### Required work
Print the lines from the one that contains "Give me the D3.js source for this chart." to the one that contains "40, bottom: 513", inclusive, exactly as they appear, and please drop any pictures.

### Entries shown
-- Begin --
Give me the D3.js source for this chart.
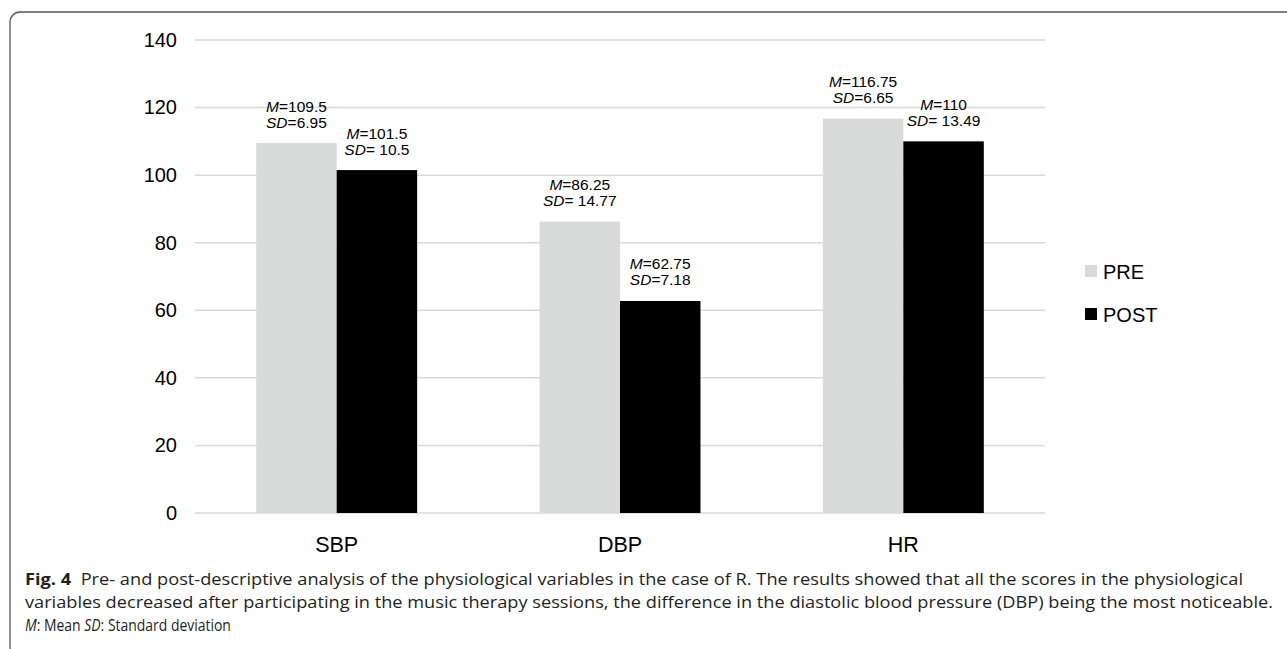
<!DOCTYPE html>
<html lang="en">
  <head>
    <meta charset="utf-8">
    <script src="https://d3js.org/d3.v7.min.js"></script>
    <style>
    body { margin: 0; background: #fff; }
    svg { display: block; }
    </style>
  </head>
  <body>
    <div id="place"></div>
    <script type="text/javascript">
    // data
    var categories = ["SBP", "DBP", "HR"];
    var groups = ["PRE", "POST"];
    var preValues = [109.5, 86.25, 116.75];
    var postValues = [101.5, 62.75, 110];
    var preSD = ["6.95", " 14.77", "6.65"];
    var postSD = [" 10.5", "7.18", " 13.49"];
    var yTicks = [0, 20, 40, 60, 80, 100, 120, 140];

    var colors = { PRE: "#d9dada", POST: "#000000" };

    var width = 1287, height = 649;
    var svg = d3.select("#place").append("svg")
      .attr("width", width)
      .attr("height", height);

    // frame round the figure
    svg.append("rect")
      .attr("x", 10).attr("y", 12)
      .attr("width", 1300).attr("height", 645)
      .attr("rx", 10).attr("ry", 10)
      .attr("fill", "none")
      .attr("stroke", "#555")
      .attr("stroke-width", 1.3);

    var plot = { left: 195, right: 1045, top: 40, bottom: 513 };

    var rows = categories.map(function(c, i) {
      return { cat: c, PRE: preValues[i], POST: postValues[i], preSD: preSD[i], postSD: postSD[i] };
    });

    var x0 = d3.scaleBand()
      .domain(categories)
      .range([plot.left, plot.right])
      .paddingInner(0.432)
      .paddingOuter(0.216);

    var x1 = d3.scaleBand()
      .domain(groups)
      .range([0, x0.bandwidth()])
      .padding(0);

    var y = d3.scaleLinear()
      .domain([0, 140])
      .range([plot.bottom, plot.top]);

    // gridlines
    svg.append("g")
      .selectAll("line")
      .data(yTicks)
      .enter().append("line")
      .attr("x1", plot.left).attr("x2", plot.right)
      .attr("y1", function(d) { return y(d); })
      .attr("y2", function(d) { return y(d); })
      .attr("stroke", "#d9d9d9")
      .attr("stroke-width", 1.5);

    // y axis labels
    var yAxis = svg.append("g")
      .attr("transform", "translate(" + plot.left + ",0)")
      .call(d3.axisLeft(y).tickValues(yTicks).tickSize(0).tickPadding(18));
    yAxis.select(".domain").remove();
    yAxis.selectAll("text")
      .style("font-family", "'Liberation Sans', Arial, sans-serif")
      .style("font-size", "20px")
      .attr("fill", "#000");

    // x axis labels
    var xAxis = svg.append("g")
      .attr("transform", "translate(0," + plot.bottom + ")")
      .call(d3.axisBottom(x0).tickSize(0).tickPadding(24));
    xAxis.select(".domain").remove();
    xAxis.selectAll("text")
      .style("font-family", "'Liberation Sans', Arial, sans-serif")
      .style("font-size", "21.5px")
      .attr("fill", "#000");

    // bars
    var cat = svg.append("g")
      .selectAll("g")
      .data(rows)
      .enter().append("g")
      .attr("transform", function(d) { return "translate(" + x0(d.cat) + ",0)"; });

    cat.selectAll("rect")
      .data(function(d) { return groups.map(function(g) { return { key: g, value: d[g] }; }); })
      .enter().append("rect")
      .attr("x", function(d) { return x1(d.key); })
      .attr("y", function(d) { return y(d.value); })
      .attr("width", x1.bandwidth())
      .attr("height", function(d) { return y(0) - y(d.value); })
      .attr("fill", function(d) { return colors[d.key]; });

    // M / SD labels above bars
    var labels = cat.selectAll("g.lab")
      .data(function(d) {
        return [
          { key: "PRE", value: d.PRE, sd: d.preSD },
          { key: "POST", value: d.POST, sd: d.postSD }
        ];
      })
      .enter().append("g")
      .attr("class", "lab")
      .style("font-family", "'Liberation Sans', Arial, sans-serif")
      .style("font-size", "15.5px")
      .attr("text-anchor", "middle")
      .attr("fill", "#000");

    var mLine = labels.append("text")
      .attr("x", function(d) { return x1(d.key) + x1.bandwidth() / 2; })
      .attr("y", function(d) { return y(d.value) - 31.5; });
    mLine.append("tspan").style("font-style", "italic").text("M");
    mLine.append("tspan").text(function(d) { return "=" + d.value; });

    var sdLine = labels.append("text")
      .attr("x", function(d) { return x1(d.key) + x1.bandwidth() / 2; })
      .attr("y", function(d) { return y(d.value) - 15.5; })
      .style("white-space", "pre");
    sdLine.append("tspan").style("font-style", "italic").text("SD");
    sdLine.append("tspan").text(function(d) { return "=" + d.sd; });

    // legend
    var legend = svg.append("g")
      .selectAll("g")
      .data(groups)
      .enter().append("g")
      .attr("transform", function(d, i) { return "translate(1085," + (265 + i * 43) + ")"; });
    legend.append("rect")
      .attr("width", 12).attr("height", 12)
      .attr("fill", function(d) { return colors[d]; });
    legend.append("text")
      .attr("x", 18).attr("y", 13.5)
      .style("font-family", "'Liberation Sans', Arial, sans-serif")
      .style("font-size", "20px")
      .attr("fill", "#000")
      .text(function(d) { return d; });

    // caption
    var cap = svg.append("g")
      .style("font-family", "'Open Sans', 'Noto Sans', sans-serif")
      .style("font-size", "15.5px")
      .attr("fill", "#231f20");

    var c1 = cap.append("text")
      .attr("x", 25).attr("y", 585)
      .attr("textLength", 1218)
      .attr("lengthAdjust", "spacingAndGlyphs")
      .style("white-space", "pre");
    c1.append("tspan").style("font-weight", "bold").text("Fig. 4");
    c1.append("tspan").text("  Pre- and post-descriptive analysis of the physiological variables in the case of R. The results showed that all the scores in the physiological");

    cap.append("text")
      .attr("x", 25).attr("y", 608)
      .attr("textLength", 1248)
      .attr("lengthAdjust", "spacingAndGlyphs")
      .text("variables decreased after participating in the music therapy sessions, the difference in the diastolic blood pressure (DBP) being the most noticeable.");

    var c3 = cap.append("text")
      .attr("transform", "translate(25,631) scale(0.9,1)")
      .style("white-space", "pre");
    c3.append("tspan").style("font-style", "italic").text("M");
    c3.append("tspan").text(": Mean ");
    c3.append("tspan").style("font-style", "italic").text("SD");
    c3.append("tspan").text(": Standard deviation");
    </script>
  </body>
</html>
-- End --
-- Begin --
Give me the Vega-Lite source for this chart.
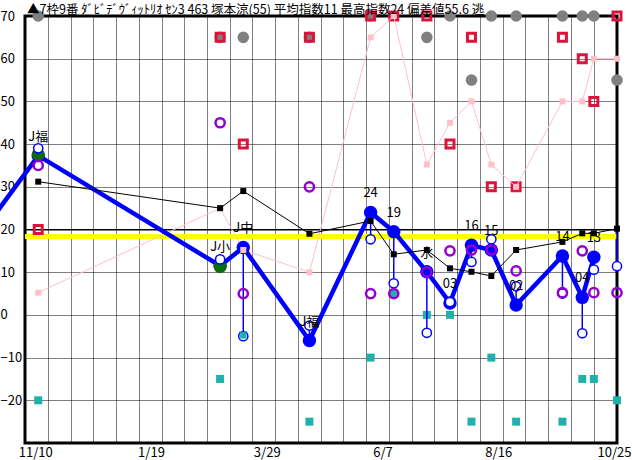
-- End --
### Right answer
Give me the D3.js source for this chart.
<!DOCTYPE html>
<html lang="en">
  <head>
    <meta charset="utf-8">
    <script src="https://d3js.org/d3.v7.min.js"></script>
    <style>
    body { margin: 0; background: #fff; }
    svg { display: block; }
    </style>
  </head>
  <body>
    <div id="place"></div>
    <script type="text/javascript">
    // data
    var categories = ["SBP", "DBP", "HR"];
    var groups = ["PRE", "POST"];
    var preValues = [109.5, 86.25, 116.75];
    var postValues = [101.5, 62.75, 110];
    var preSD = ["6.95", " 14.77", "6.65"];
    var postSD = [" 10.5", "7.18", " 13.49"];
    var yTicks = [0, 20, 40, 60, 80, 100, 120, 140];

    var colors = { PRE: "#d9dada", POST: "#000000" };

    var width = 1287, height = 649;
    var svg = d3.select("#place").append("svg")
      .attr("width", width)
      .attr("height", height);

    // frame round the figure
    svg.append("rect")
      .attr("x", 10).attr("y", 12)
      .attr("width", 1300).attr("height", 645)
      .attr("rx", 10).attr("ry", 10)
      .attr("fill", "none")
      .attr("stroke", "#555")
      .attr("stroke-width", 1.3);

    var plot = { left: 195, right: 1045, top: 40, bottom: 513 };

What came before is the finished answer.